Cambodia may burn homes for Australian mine


South East Asia correspondent Zoe Daniel –

Date of publication: 
19 June 2010

The Cambodian government is threatening to burn the homes of almost 100 families who are living at the site of a gold deposit recently discovered by an Australian mining company.

The gold deposit that both exploration company OzMinerals and the Cambodian government are excited about lies in the remote Mondulkiri province, 500 kilometres from Cambodia’s capital Phnom Penh.

After 17 years of exploration the government believes this could be the biggest find so far in Cambodia, yielding at least 600,000 ounces of gold.

But even in sparsely populated Mondulkiri, people are in the way.

“We’ve been told to move out immediately and return to where we came from”, says Sear Kim Yean, a resident and representative of 95 families who are living on and around the exploration site.

The project is in its infancy and will not be viable as a mine unless OzMinerals can do more small scale drilling and sampling to see if it can yield more than two million ounces of gold.

The company says the local people do not have to move for the continuing exploration to take place, but as part of a larger government plan to clean up illegal mining, logging and poaching they have been told to go.

“We have no idea where to go,” said Sear Kim Yean. “We have no money. They threatened to burn our homes down if we don’t move, but so far nothing like that has happened. They offered us no compensation.”

But the government says most of those living in the area do not deserve help because they are opportunists who have moved into the area to mine illegally and they are not locals.

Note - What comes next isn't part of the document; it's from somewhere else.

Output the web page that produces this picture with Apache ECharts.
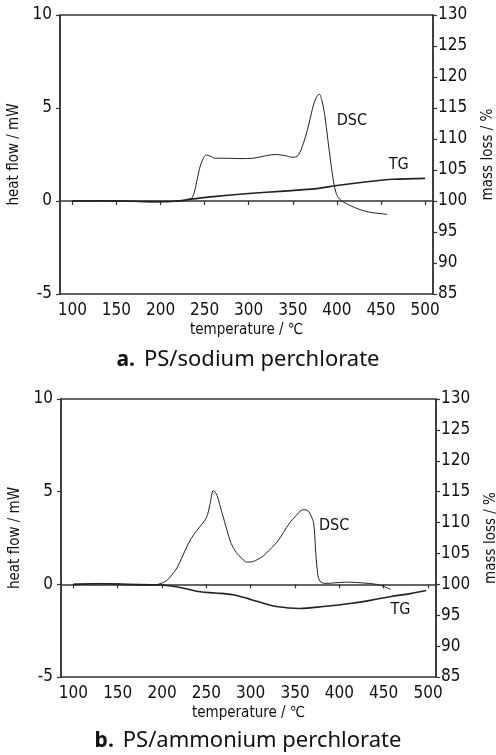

“It is true that the authority has requested people who live there to move out. There are 95 families that need to be relocated; only five people are Mondulkiri people with proper documents. The rest have migrated from other provinces,” said district chief Len Vanna.

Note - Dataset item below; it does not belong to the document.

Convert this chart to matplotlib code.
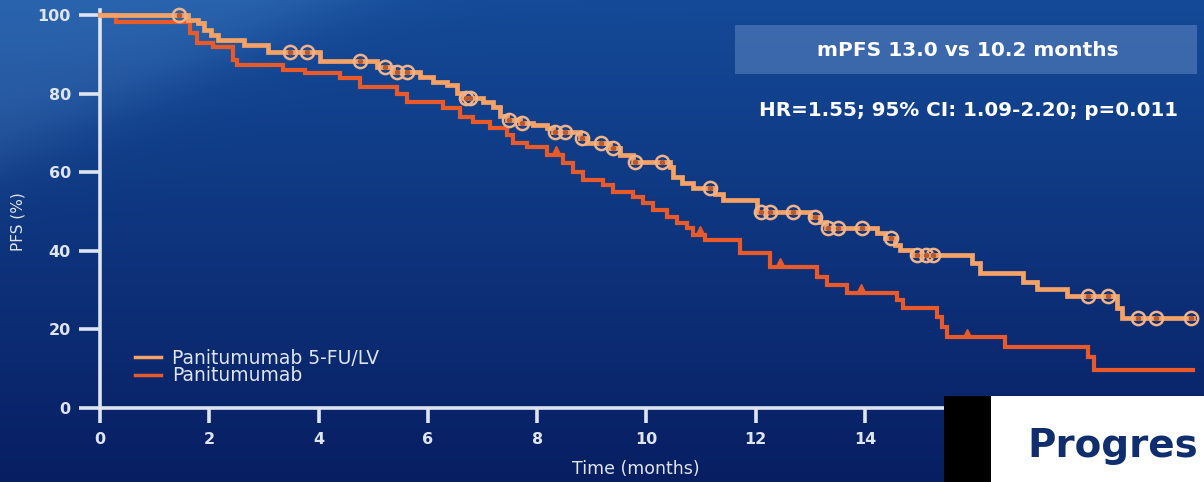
import numpy as np
import matplotlib.pyplot as plt
from matplotlib.patches import Rectangle

plt.rcParams['font.family'] = ['DejaVu Sans']

# Kaplan-Meier steps, time in months, PFS in %
t_combo = [0, 1.61, 1.79, 1.90, 2.03, 2.16, 2.64, 3.08, 4.03, 5.07, 5.36, 5.86, 6.10,
           6.35, 6.54, 6.65, 7.01, 7.20, 7.32, 7.45, 7.69, 7.93, 8.18, 8.29, 8.79, 8.91,
           9.33, 9.52, 9.76, 10.43, 10.49, 10.65, 10.85, 11.25, 11.40, 12.02, 12.99,
           13.18, 13.29, 14.22, 14.37, 14.55, 14.64, 14.86, 15.96, 16.11, 16.89, 17.15,
           17.70, 18.61, 18.70, 20.0]
s_combo = [100, 98.7, 98.0, 96.2, 95.0, 93.6, 92.4, 90.6, 88.3, 86.8, 85.5, 84.2, 83.0,
           82.2, 80.2, 78.9, 77.9, 76.6, 74.3, 73.3, 72.5, 72.0, 71.3, 70.2, 68.7, 67.4,
           66.2, 64.4, 62.6, 61.3, 58.8, 57.3, 56.0, 54.5, 52.9, 50.0, 48.6,
           47.3, 45.8, 44.5, 43.3, 41.5, 40.2, 38.9, 37.0, 34.3, 32.0, 30.3,
           28.5, 25.5, 23.0, 23.0]
cens_combo = [1.45, 3.48, 3.79, 4.76, 5.22, 5.44, 5.62, 6.70, 6.78, 7.48, 7.73, 8.32,
              8.51, 8.82, 9.16, 9.38, 9.80, 10.29, 11.17, 12.09, 12.27, 12.69, 13.09,
              13.33, 13.51, 13.95, 14.47, 14.96, 15.11, 15.25, 18.08, 18.44, 18.99,
              19.32, 19.96]

t_mono = [0, 0.30, 1.65, 1.77, 2.07, 2.43, 2.51, 3.35, 3.75, 4.39, 4.76, 5.44, 5.62,
          6.28, 6.59, 6.83, 7.14, 7.45, 7.56, 7.82, 8.18, 8.48, 8.66, 8.84, 9.21, 9.39,
          9.76, 9.94, 10.12, 10.38, 10.56, 10.74, 10.85, 11.07, 11.71, 12.26, 13.12,
          13.30, 13.67, 14.59, 14.70, 15.32, 15.41, 15.50, 16.56, 18.08, 18.19, 20.0]
s_mono = [100, 98.3, 95.4, 93.0, 91.9, 88.5, 87.3, 86.0, 85.2, 84.0, 81.7, 80.0, 77.9,
          76.3, 74.0, 72.8, 71.2, 69.5, 67.4, 66.4, 64.4, 62.3, 60.0, 58.0, 56.7, 55.0,
          53.7, 52.2, 50.4, 48.6, 47.0, 45.8, 44.0, 42.7, 39.4, 35.9, 33.3,
          31.3, 29.3, 27.5, 25.4, 23.2, 20.6, 18.0, 15.5, 13.0, 9.7, 9.7]
cens_mono = [8.35, 10.98, 12.45, 13.92, 15.87]

x_ticks = [0, 2, 4, 6, 8, 10, 12, 14]
y_ticks = [0, 20, 40, 60, 80, 100]

labels = ['Panitumumab 5-FU/LV', 'Panitumumab']
c_combo = '#f4a266'
c_mono = '#e85a2a'
fg = '#dfe5f0'


def at_time(t, s, c):
    t = np.asarray(t)
    s = np.asarray(s)
    return s[np.searchsorted(t, c, side='right') - 1]


W, H = 1204, 482
fig = plt.figure(figsize=(W / 100, H / 100), dpi=100)

# blue slide background
yy, xx = np.mgrid[0:H, 0:W]
v = yy / H
top = np.array([20, 74, 152]) / 255
bot = np.array([8, 30, 98]) / 255
bg = top[None, None, :] * (1 - v[..., None]) + bot[None, None, :] * v[..., None]
d = xx / 340 + yy / 160
glow = 1 / (1 + np.exp((d - 1) * 8))
bg = bg + glow[..., None] * np.array([22, 26, 22]) / 255
bg = np.clip(bg, 0, 1)
bax = fig.add_axes([0, 0, 1, 1], zorder=0)
bax.imshow(bg, aspect='auto', extent=[0, W, H, 0])
bax.set_xlim(0, W)
bax.set_ylim(H, 0)
bax.axis('off')

px_month = 54.64
ax = fig.add_axes([100 / W, 1 - 408 / H, (W - 100) / W, (408 - 15) / H], zorder=1)
ax.patch.set_alpha(0)
ax.set_xlim(0, (W - 100) / px_month)
ax.set_ylim(0, 100)

ax.step(t_combo, s_combo, where='post', color=c_combo, lw=3.4, clip_on=False,
        solid_joinstyle='miter', label=labels[0], zorder=4)
ax.step(t_mono, s_mono, where='post', color=c_mono, lw=3.0, clip_on=False,
        solid_joinstyle='miter', label=labels[1], zorder=3)
ax.plot(cens_combo, at_time(t_combo, s_combo, cens_combo), 'o', ms=9.5,
        mfc='none', mec='#f0b48c', mew=1.8, clip_on=False, zorder=5)
ax.plot(cens_combo, at_time(t_combo, s_combo, cens_combo), 'o', ms=3,
        color='#b65a34', clip_on=False, zorder=6)
ax.plot(cens_mono, at_time(t_mono, s_mono, cens_mono) + 1.2, '^', ms=6,
        color=c_mono, clip_on=False, zorder=3)

for side in ['top', 'right']:
    ax.spines[side].set_visible(False)
for side in ['left', 'bottom']:
    ax.spines[side].set_color(fg)
    ax.spines[side].set_linewidth(2.6)
ax.spines['left'].set_bounds(0, 101.3)
ax.set_xticks(x_ticks)
ax.set_yticks(y_ticks)
ax.tick_params(axis='y', direction='out', length=15, width=2.6, color=fg,
               labelcolor=fg, labelsize=11.5, pad=6)
ax.tick_params(axis='x', direction='out', length=11, width=2.6, color=fg,
               labelcolor=fg, labelsize=11.5, pad=6)
for lab in ax.get_xticklabels() + ax.get_yticklabels():
    lab.set_fontweight('bold')

fig.text(636 / W, 1 - 469 / H, 'Time (months)', color=fg, fontsize=12.5,
         ha='center', va='center')
fig.text(18 / W, 1 - 222 / H, 'PFS (%)', color=fg, fontsize=11, rotation=90,
         ha='center', va='center')

leg = ax.legend(loc='upper left', bbox_to_anchor=(35 / (W - 100), 1 - (349 - 15) / (408 - 15)),
                frameon=False, fontsize=13.5, handlelength=1.4, handletextpad=0.6,
                labelspacing=-0.1, borderpad=0, borderaxespad=0)
for line in leg.get_lines():
    line.set_linewidth(2.5)
for txt in leg.get_texts():
    txt.set_color(fg)

# summary boxes
fig.patches.append(Rectangle((735 / W, 1 - 74 / H), (1197 - 735) / W, (74 - 25) / H,
                             transform=fig.transFigure, color='#5e86c2', alpha=0.55,
                             zorder=2, lw=0))
fig.text(968 / W, 1 - 50 / H, 'mPFS 13.0 vs 10.2 months', color='white', fontsize=14.5,
         fontweight='bold', ha='center', va='center', zorder=3)
fig.text(968 / W, 1 - 111 / H, 'HR=1.55; 95% CI: 1.09-2.20; p=0.011', color='white',
         fontsize=14.3, fontweight='bold', ha='center', va='center', zorder=3)

# next slide peeking in at the corner
fig.patches.append(Rectangle((944 / W, 0), (991 - 944) / W, (H - 396) / H,
                             transform=fig.transFigure, color='black', zorder=7, lw=0))
fig.patches.append(Rectangle((991 / W, 0), (W - 991) / W, (H - 396) / H,
                             transform=fig.transFigure, color='white', zorder=7, lw=0))
fig.text(1027 / W, 1 - 457 / H, 'Progres', color='#102e6e',
         fontsize=28, fontweight='bold', ha='left', va='baseline', zorder=8)

fig.savefig('out.png', dpi=100)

The government says the residents have deliberately built their homes on land owned by OzMinerals and will not be compensated, and if they do not move the government will burn their homes or bulldoze them.

“If they are not moving, we will have to use legal procedure to move them,” Mr Vanna said.

The Cambodian government is notorious for forcibly evicting residents to make way for development.

The United Nations has repeatedly raised concerns about tens of thousands of people who have been evicted in recent years with lack of due process, inadequate compensation and the excessive use of force.

Melbourne based OzMinerals says it has urged local authorities to treat the residents with respect and dignity.